E eu sinto Abílio. Sinto os calafrios nas costas de ter de me conformar com
estes ideais, as frieiras nas minhas mãos de ter de trabalhar mesmo sem as
sentir, o nariz completamente entupido de ideias que, como o ar, nem entra nem
saem, e quando saí, é só muco. Sinto todo este futuro a aproximar-se e sinto-me
impotente. E para me proteger, coloco as 20 camadas de camisolas interiores com
uma etiqueta que cita: 100% expectativas baixas. “Afinal, como é que alguém é
capaz de gostar do seu trabalho quando está prescrito o que irá fazer para o
resto da sua vida?” diz (mais ou menos) Marx nas suas palavras projetadas no Grande Auditório.

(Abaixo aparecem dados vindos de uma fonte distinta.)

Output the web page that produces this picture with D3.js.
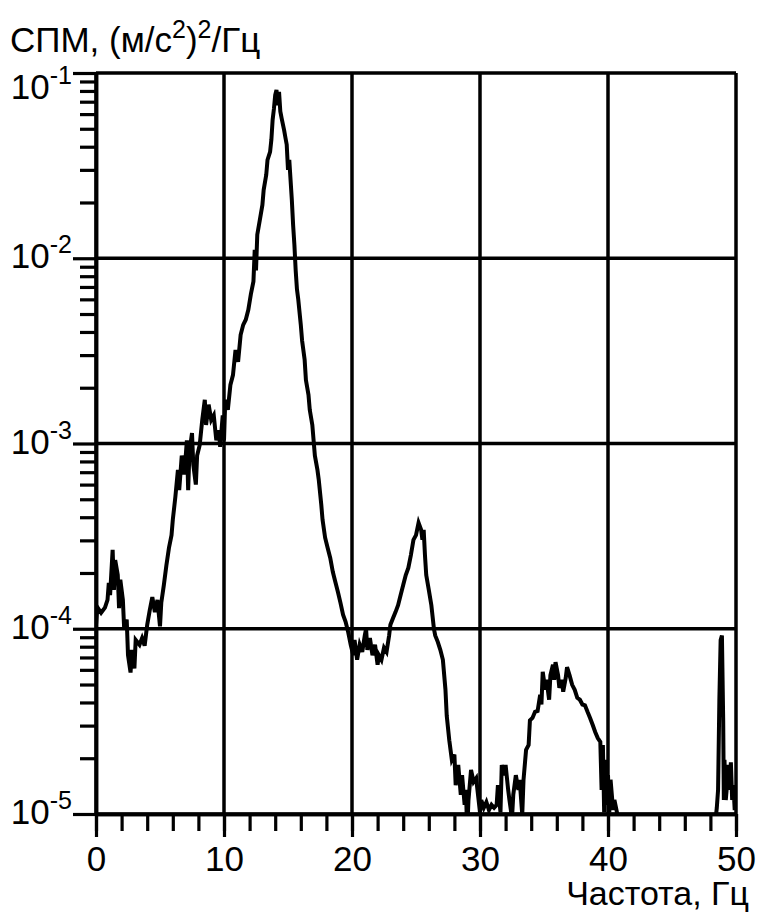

Assim, encontro o meu processo criativo completamente congelado,
num equilíbrio desequilibrado de não me sentir cativada para trabalhar e me
conhecer através do trabalho, e ter de trabalhar de qualquer forma. E penso só
na possibilidade de eu poder ser só mais um parafuso nesta maquinaria
masoquista em que nos cravam um X na cabeça só para nos poderem apertar cada
vez mais a este sistema. Eu não quero ser só mais uma cabeça flangeada.
Eu entendo o Abílio, ser condenado a representar essa
realidade onde a produção é mais importante do que a criação, e ter de fazer
parte dela sem emenda nem discussão. Ter de coexistir consigo mesmo, o que em
circunstâncias normais já é complicado (na minha experiência), num ciclo sem fim
de trabalho mistificado que produz mercadoria mistificada e que é trocado por dinheiro mistificado sum processo infindável.
E o Abílio não me deseja mal, somente quer manter essa
realidade tangível. Mas o vidro era fraco. E enquanto as janelas forem de vidro,
irão sempre partir-se, é uma questão de tempo. Mas talvez, daqui a uns anos, Abílio
possa só sair pela janela e aproveitar o sol que entra em mim.